All of us know that feeling of advancing the film in a disposable camera, snapping that weird candid that blinded everyone in a three-foot radius from the flash. It was a staple of almost everyone’s childhood as well as the major medium for most of our elders’ lives. It is still a widely used format today, with some photographers exclusively working in it, even with an ever-advancing visual world.

Of course, with the world increasingly heading towards complete digitization, it’s a wonder that we can still focus so much time and emotional energy in a form that causes us to take time out of our schedules to see the belated fruits of our meager labor.
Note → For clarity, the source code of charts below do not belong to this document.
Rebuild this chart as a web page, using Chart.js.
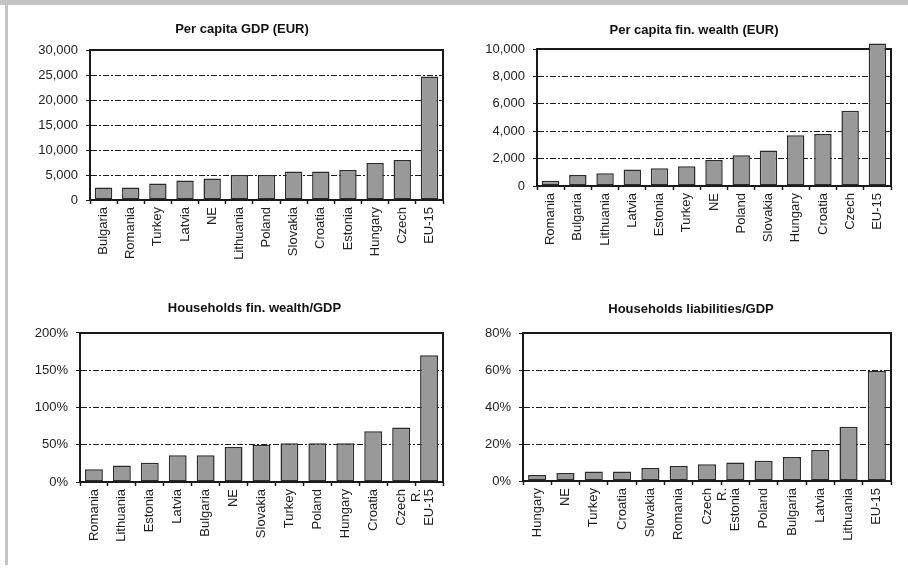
<!DOCTYPE html>
<html>
<head>
<meta charset="utf-8">
<script src="https://cdn.jsdelivr.net/npm/chart.js@4.4.1/dist/chart.umd.min.js"></script>
<style>
  html, body { margin: 0; padding: 0; background: #fff; overflow: hidden; }
  #page { position: relative; width: 908px; height: 572px; overflow: hidden; }
  .edge-top { position: absolute; left: 0; top: 0; width: 908px; height: 5px; background: #c4c4c4; }
  .edge-left { position: absolute; left: 5px; top: 0; width: 3px; height: 565px; background: #c4c4c4; }
  canvas { position: absolute; }
</style>
</head>
<body>
<div id="page">
  <div class="edge-top"></div>
  <div class="edge-left"></div>
  <canvas id="chart_gdp"></canvas>
  <canvas id="chart_wealth"></canvas>
  <canvas id="chart_wealth_gdp"></canvas>
  <canvas id="chart_liab_gdp"></canvas>
</div>
<script>
// Per capita GDP (EUR)
const gdpLabels = ['Bulgaria', 'Romania', 'Turkey', 'Latvia', 'NE', 'Lithuania', 'Poland',
    'Slovakia', 'Croatia', 'Estonia', 'Hungary', 'Czech', 'EU-15'];
const gdpValues = [2500, 2500, 3300, 3900, 4300, 5000, 5000, 5700, 5700, 6000, 7400, 8000, 24700];
const gdpMax = 30000, gdpStep = 5000;

// Per capita fin. wealth (EUR)
const wealthLabels = ['Romania', 'Bulgaria', 'Lithuania', 'Latvia', 'Estonia', 'Turkey', 'NE',
    'Poland', 'Slovakia', 'Hungary', 'Croatia', 'Czech', 'EU-15'];
const wealthValues = [380, 800, 930, 1200, 1300, 1450, 1900, 2250, 2600, 3700, 3800, 5500, 10400];
const wealthMax = 10000, wealthStep = 2000;

// Households fin. wealth/GDP (%)
const wealthGdpLabels = ['Romania', 'Lithuania', 'Estonia', 'Latvia', 'Bulgaria', 'NE', 'Slovakia',
    'Turkey', 'Poland', 'Hungary', 'Croatia', ['Czech', 'R.'], 'EU-15'];
const wealthGdpValues = [17, 22, 26, 36, 36, 47, 50, 52, 52, 52, 68, 73, 170];
const wealthGdpMax = 200, wealthGdpStep = 50;

// Households liabilities/GDP (%)
const liabLabels = ['Hungary', 'NE', 'Turkey', 'Croatia', 'Slovakia', 'Romania', ['Czech', 'R.'],
    'Estonia', 'Poland', 'Bulgaria', 'Latvia', 'Lithuania', 'EU-15'];
const liabValues = [3.3, 4.3, 5.2, 5.2, 7, 8.1, 9, 10, 11, 13, 16.7, 29.3, 59.4];
const liabMax = 80, liabStep = 20;

function withCommas(v) {
    return String(v).replace(/\B(?=(\d{3})+(?!\d))/g, ',');
}

// draws the closed frame round the plot area, under the bars
const frameBox = {
    id: 'frameBox',
    beforeDatasetsDraw(chart) {
        const a = chart.chartArea;
        const ctx = chart.ctx;
        ctx.save();
        ctx.strokeStyle = '#1a1a1a';
        ctx.lineWidth = 2;
        ctx.strokeRect(a.left, a.top, a.right - a.left, a.bottom - a.top);
        ctx.restore();
    }
};

// box: page coords of the plot area, the title centre, the left edge of the
// y labels and the top/bottom of the panel
function makeChart(id, title, labels, values, max, step, fmt, box) {
    const canvas = document.getElementById(id);
    const cLeft = box.labelLeft;
    const cRight = 2 * box.titleX - cLeft;   // so the title sits on titleX
    const cw = cRight - cLeft, ch = box.panelBottom - box.panelTop;
    canvas.width = cw;
    canvas.height = ch;
    canvas.style.left = cLeft + 'px';
    canvas.style.top = box.panelTop + 'px';

    const rightGap = cRight - box.right;
    const yWidth = box.left - cLeft;
    const xHeight = box.panelBottom - box.bottom;
    const titleTop = box.titleY - box.panelTop - 7.8;
    const titleBottom = box.top - box.panelTop - titleTop - 15.6;

    return new Chart(canvas.getContext('2d'), {
        type: 'bar',
        data: {
            labels: labels,
            datasets: [{
                data: values,
                backgroundColor: '#999999',
                borderColor: '#2b2b2b',
                borderWidth: 1.5,
                borderSkipped: false,
                barPercentage: 0.64,
                categoryPercentage: 1,
                clip: false
            }]
        },
        options: {
            responsive: false,
            animation: false,
            devicePixelRatio: 1,
            layout: { padding: 0 },
            plugins: {
                legend: { display: false },
                tooltip: { enabled: false },
                title: {
                    display: true,
                    text: title,
                    color: '#111',
                    font: { family: 'Liberation Sans, Arial, sans-serif', size: 13, weight: 'bold' },
                    padding: { top: titleTop, bottom: titleBottom }
                }
            },
            scales: {
                x: {
                    grid: {
                        offset: true,
                        drawOnChartArea: false,
                        drawTicks: true,
                        tickLength: 4,
                        tickWidth: 1.5,
                        tickColor: '#1a1a1a'
                    },
                    border: { color: '#1a1a1a', width: 2 },
                    ticks: {
                        autoSkip: false,
                        minRotation: 90,
                        maxRotation: 90,
                        padding: 3,
                        color: '#1e1e1e',
                        font: { family: 'Liberation Sans, Arial, sans-serif', size: 13 }
                    },
                    afterFit: function(scale) { scale.height = xHeight; }
                },
                y: {
                    min: 0,
                    max: max,
                    grid: {
                        color: '#1a1a1a',
                        lineWidth: 1,
                        drawTicks: true,
                        tickLength: 4,
                        tickColor: '#1a1a1a',
                        tickBorderDash: []
                    },
                    border: { color: '#1a1a1a', width: 2, dash: [6, 2, 2, 2] },
                    ticks: {
                        stepSize: step,
                        padding: 8,
                        color: '#222',
                        font: { family: 'Liberation Sans, Arial, sans-serif', size: 13 },
                        callback: fmt
                    },
                    afterFit: function(scale) { scale.width = yWidth; }
                },
                // empty right-hand axis, only keeps a blank strip right of the plot
                gap: {
                    type: 'linear',
                    position: 'right',
                    display: true,
                    grid: { display: false, drawTicks: false },
                    border: { display: false },
                    ticks: { display: false },
                    afterFit: function(scale) { scale.width = rightGap; }
                }
            }
        },
        plugins: [frameBox]
    });
}

const eur = v => withCommas(v);
const pct = v => v + '%';

makeChart('chart_gdp', 'Per capita GDP (EUR)', gdpLabels, gdpValues, gdpMax, gdpStep, eur,
    { left: 90, right: 443, top: 50, bottom: 200, titleX: 242, titleY: 29.5,
      labelLeft: 26, panelTop: 5, panelBottom: 290 });
makeChart('chart_wealth', 'Per capita fin. wealth (EUR)', wealthLabels, wealthValues, wealthMax, wealthStep, eur,
    { left: 537, right: 891, top: 49, bottom: 186, titleX: 694, titleY: 30,
      labelLeft: 476, panelTop: 5, panelBottom: 290 });
makeChart('chart_wealth_gdp', 'Households fin. wealth/GDP', wealthGdpLabels, wealthGdpValues, wealthGdpMax, wealthGdpStep, pct,
    { left: 80, right: 443, top: 333, bottom: 482, titleX: 254.5, titleY: 308.5,
      labelLeft: 26, panelTop: 290, panelBottom: 572 });
makeChart('chart_liab_gdp', 'Households liabilities/GDP', liabLabels, liabValues, liabMax, liabStep, pct,
    { left: 523, right: 891, top: 333, bottom: 481, titleX: 691, titleY: 309,
      labelLeft: 476, panelTop: 290, panelBottom: 572 });
</script>
</body>
</html>
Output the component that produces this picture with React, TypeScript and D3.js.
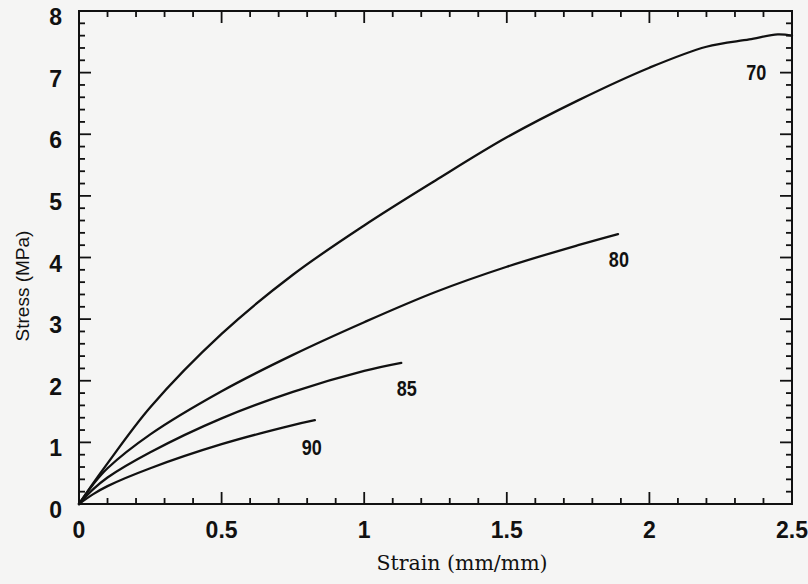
import React from "react";
import * as d3 from "d3";

// Stress–strain curves for four specimens (labels 70, 80, 85, 90)
const strain70 = [0, 0.05, 0.1, 0.25, 0.5, 0.75, 1.0, 1.25, 1.5, 1.75, 2.0, 2.2, 2.35, 2.45, 2.5];
const stress70 = [0, 0.34, 0.66, 1.57, 2.76, 3.72, 4.52, 5.25, 5.95, 6.55, 7.08, 7.42, 7.54, 7.62, 7.6];

const strain80 = [0, 0.05, 0.1, 0.25, 0.5, 0.75, 1.0, 1.25, 1.5, 1.75, 1.89];
const stress80 = [0, 0.32, 0.58, 1.13, 1.83, 2.42, 2.95, 3.44, 3.85, 4.2, 4.38];

const strain85 = [0, 0.05, 0.1, 0.25, 0.5, 0.75, 1.0, 1.13];
const stress85 = [0, 0.24, 0.43, 0.84, 1.39, 1.82, 2.16, 2.29];

const strain90 = [0, 0.05, 0.1, 0.25, 0.5, 0.75, 0.827];
const stress90 = [0, 0.16, 0.29, 0.58, 0.97, 1.28, 1.36];

const curveNames = ["70", "80", "85", "90"];
// label anchor points (strain, stress) for each curve name, at the text baseline
const labelStrain = [2.375, 1.893, 1.149, 0.816];
const labelStress = [6.88, 3.85, 1.76, 0.8];

const xTickValues = [0, 0.5, 1, 1.5, 2, 2.5];
const xTickLabels = ["0", "0.5", "1", "1.5", "2", "2.5"];
const yTickValues = [0, 1, 2, 3, 4, 5, 6, 7, 8];

const xTitle = "Strain (mm/mm)";
const yTitle = "Stress (MPa)";

const W = 808;
const H = 584;
const left = 79;
const right = 792;
const top = 11;
const bottom = 504;

export default function App() {
  const x = d3.scaleLinear().domain([0, 2.5]).range([left, right]);
  const y = d3.scaleLinear().domain([0, 8]).range([bottom, top]);

  const series = [
    { xs: strain70, ys: stress70 },
    { xs: strain80, ys: stress80 },
    { xs: strain85, ys: stress85 },
    { xs: strain90, ys: stress90 },
  ];

  const line = d3
    .line<[number, number]>()
    .x((d) => x(d[0]))
    .y((d) => y(d[1]))
    .curve(d3.curveCatmullRom.alpha(0.5));

  const xMinor = d3.range(0, 26).map((i) => i / 10);
  const yMinor = d3.range(0, 41).map((i) => i / 5);

  const isMajorX = (v: number) => Math.abs(v * 2 - Math.round(v * 2)) < 1e-6;
  const isMajorY = (v: number) => Math.abs(v - Math.round(v)) < 1e-6;

  const ink = "#111";
  const tickFont = "'Liberation Sans', Arial, sans-serif";

  return (
    <svg
      width={W}
      height={H}
      style={{ position: "fixed", left: 0, top: 0, background: "#f5f5f4" }}
    >
      {/* frame */}
      <rect
        x={left}
        y={top}
        width={right - left}
        height={bottom - top}
        fill="none"
        stroke={ink}
        strokeWidth={2}
      />

      {/* inward ticks on bottom and top */}
      {xMinor.map((v, i) => {
        const len = isMajorX(v) ? 12 : 6;
        const px = x(v);
        return (
          <g key={"xt" + i}>
            <line x1={px} x2={px} y1={bottom} y2={bottom - len} stroke={ink} strokeWidth={1.8} />
            <line x1={px} x2={px} y1={top} y2={top + len} stroke={ink} strokeWidth={1.8} />
          </g>
        );
      })}

      {/* inward ticks on left and right */}
      {yMinor.map((v, i) => {
        const len = isMajorY(v) ? 12 : 6;
        const py = y(v);
        return (
          <g key={"yt" + i}>
            <line x1={left} x2={left + len} y1={py} y2={py} stroke={ink} strokeWidth={1.8} />
            <line x1={right} x2={right - len} y1={py} y2={py} stroke={ink} strokeWidth={1.8} />
          </g>
        );
      })}

      {/* tick labels */}
      {xTickValues.map((v, i) => (
        <text
          key={"xl" + i}
          x={x(v)}
          y={538}
          textAnchor="middle"
          fontFamily={tickFont}
          fontWeight="bold"
          fontSize={23}
          fill={ink}
        >
          {xTickLabels[i]}
        </text>
      ))}
      {yTickValues.map((v, i) => (
        <text
          key={"yl" + i}
          x={62}
          y={y(v) + 14}
          textAnchor="end"
          fontFamily={tickFont}
          fontWeight="bold"
          fontSize={23}
          fill={ink}
        >
          {String(v)}
        </text>
      ))}

      {/* curves */}
      {series.map((s, i) => (
        <path
          key={"c" + i}
          d={line(s.xs.map((v, j) => [v, s.ys[j]] as [number, number])) || ""}
          fill="none"
          stroke={ink}
          strokeWidth={2.3}
          strokeLinejoin="round"
          strokeLinecap="round"
        />
      ))}

      {/* curve names */}
      {curveNames.map((n, i) => (
        <text
          key={"n" + i}
          transform={`translate(${x(labelStrain[i])},${y(labelStress[i])}) scale(0.82,1)`}
          textAnchor="middle"
          fontFamily={tickFont}
          fontWeight="bold"
          fontSize={22}
          fill={ink}
        >
          {n}
        </text>
      ))}

      {/* axis titles */}
      <text
        x={462}
        y={570}
        textAnchor="middle"
        fontFamily="'DejaVu Serif', serif"
        fontSize={20.5}
        fill={ink}
      >
        {xTitle}
      </text>
      <text
        transform="translate(29,286) rotate(-90)"
        textAnchor="middle"
        fontFamily={tickFont}
        fontSize={19}
        fill={ink}
      >
        {yTitle}
      </text>
    </svg>
  );
}
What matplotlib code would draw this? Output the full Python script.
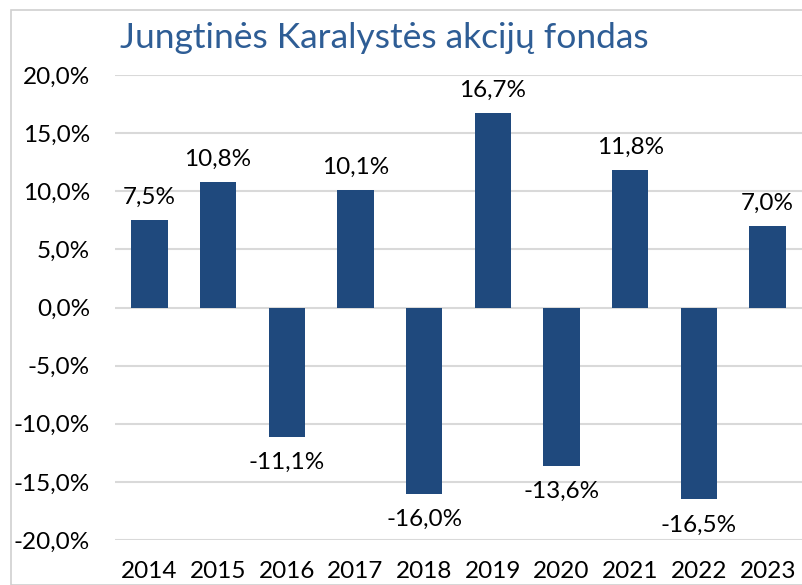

And it is all because of what it represents: the process of art and living.

It is always said that a picture is worth a thousand words, but the process of creating it is worth infinitely more. It’s easy to forget everything that goes into processing visual information and imprinting it on a surface so that we can perceive the fixed movement we captured. The moment in time that we have immortalized for us to show off to our friends.

I mean, after all, I have over 3,000 photos in my phone’s camera roll alone that I can add to at any time with very little fuss. But to get film developed, or develop it yourself, sets something off in us that we continually work for. A sense of accomplishment. A sense of reward. That you put in your time and energy and were able to get physical proof of your memories. 

We are used to a world of instant gratification, where I can have anything I want shipped to me in three days or pick it up in a massive box store that somehow has every item in the world and also never enough of anything. But if I’ve learned one thing from film and good barbecue, it’s that anything done right is worth the time commitment. And though this is true of almost every aspect of life, it isn’t more observable anywhere than in the use of film. From loading a camera to working through the roll to developing and receiving your photo, it’s a microcosm of how our lives as humans work and have always worked. And this primal, base connection that we have with this ideal is why film will never go fully out of style. Because it is one of the greatest and easiest metaphors for our ever fragile and fleeting lives. And besides, who doesn’t like a good photo?